Comme indiqué plus haut, la sûreté dans les années 1955-1958 est marquée, principalement aux Etats-Unis et en Grande-Bretagne, par l'évaluation des pires conséquences d'un accident de réacteur. Les interventions des spécialistes lors de la première conférence de Genève en 1955, comme celle de Parker et Healy ou celle des Britanniques W.J. Marleyet T. Fry, «Radiological Hazards from an Escape of Fission Products and the Implications in Power Reactor Location», ou le rapport WASH 740 de 1957 l'indiquent clairement. Toutes ces communications avaient suscité l'émoi de la communauté nucléaire, voire une certaine réprobation. C'est pourquoi une tentative de limiter ces hypothèses se fait jour à la fin des années cinquante, dont la plus célèbre est le concept de «Maximum Credible Accident».

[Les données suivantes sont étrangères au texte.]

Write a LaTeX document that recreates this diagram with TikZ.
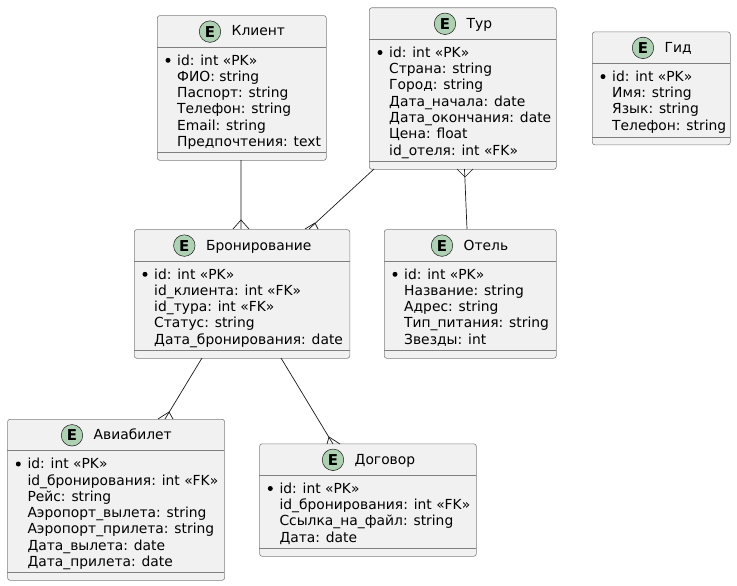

La notion d'accident maximum crédible est présentée pour la première fois par Clifford Beck de la «Division of Licensing and Regulation» de l'USAEC, assisté de Mann and Morris, tous deux membres de la «Division of Inspection» de l'AEC lors de la seconde conférence des nations unies sur l'utilisation pacifique de l'énergie atomique tenue à Genève en 1958. Leur communication est intitulée «Sûreté des réacteurs, Evaluation des risques et Inspection.» Son introduction montre à nouveau la vision très claire des représentants américains sur la question de la sûreté : l'essentiel des problèmes qui fondent la sûreté sont posés, que ce soit la nature et la gravité des dangers, les questions qu'il est nécessaire de se poser à la conception mais aussi en exploitation, la nécessité de prendre des marges de sécurité étant donné la faiblesse des connaissances, ou encore la définition des critères d'évaluation et de contrôle :

‘«Dans la prévention du rejet et de la dispersion des produits de fission radioactifs, les facteurs les plus importants sont la connaissance technique des caractéristiques du réacteur, des mesures de sûreté intrinsèques ou de leur absence dans la conception du réacteur, et la surveillance et le contrôle de l'exploitation du réacteur. En étant conscient des lacunes actuelles dans les connaissances technologiques et du danger potentiel sérieux d'un accident nucléaire, une approche prudente a été développée pour la conception des nouveaux réacteurs, qui contribue aussi à la sûreté en exploitation. Les procédures et critères utilisés par l'AEC américaine dans l'implantation, l'évaluation des dangers et l'inspection des réacteurs ont été adoptés avec ces facteurs à l'esprit.» 139

Les auteurs exposent que les dangers potentiels sont énormes dans le domaine nucléaire, non par le risque d'explosion d'un réacteur mais par la possibilité de rejet et de dispersion de produits de fissions accumulés au cours de l'exploitation, WASH 740 en donne la mesure. C'est pourquoi la sûreté est l'un des premiers objectifs à la conception : des mesures de sûreté intrinsèques telles que coefficient de température négatif 140 , stabilité thermique et nucléaire sont incorporées à ce stade. Les auteurs insistent ensuite sur l'attention à porter à l'exploitation : la formation des opérateurs, des procédures soignées, un contrôle effectif par le management, une claire définition des responsabilités, en fonctionnement normal mais aussi pour les situations d'urgence, sont les conditions nécessaires à la sûreté. Mais étant donné les lacunes existant dans les connaissances techniques et le danger potentiel si sérieux d'un accident de réacteur, une approche prudente a été développée, notamment par l'introduction de multiples systèmes de sûreté indépendants tels que les structures de confinement très résistantes. Il est nécessaire d'effectuer des recherches dans un certain nombre de domaines et d'arriver à une meilleure connaissance des phénomènes, notamment pour alléger un certain nombre de ces mesures préventives, qui ont un coût, sans que cela amoindrisse pour autant la sûreté générale de l'installation.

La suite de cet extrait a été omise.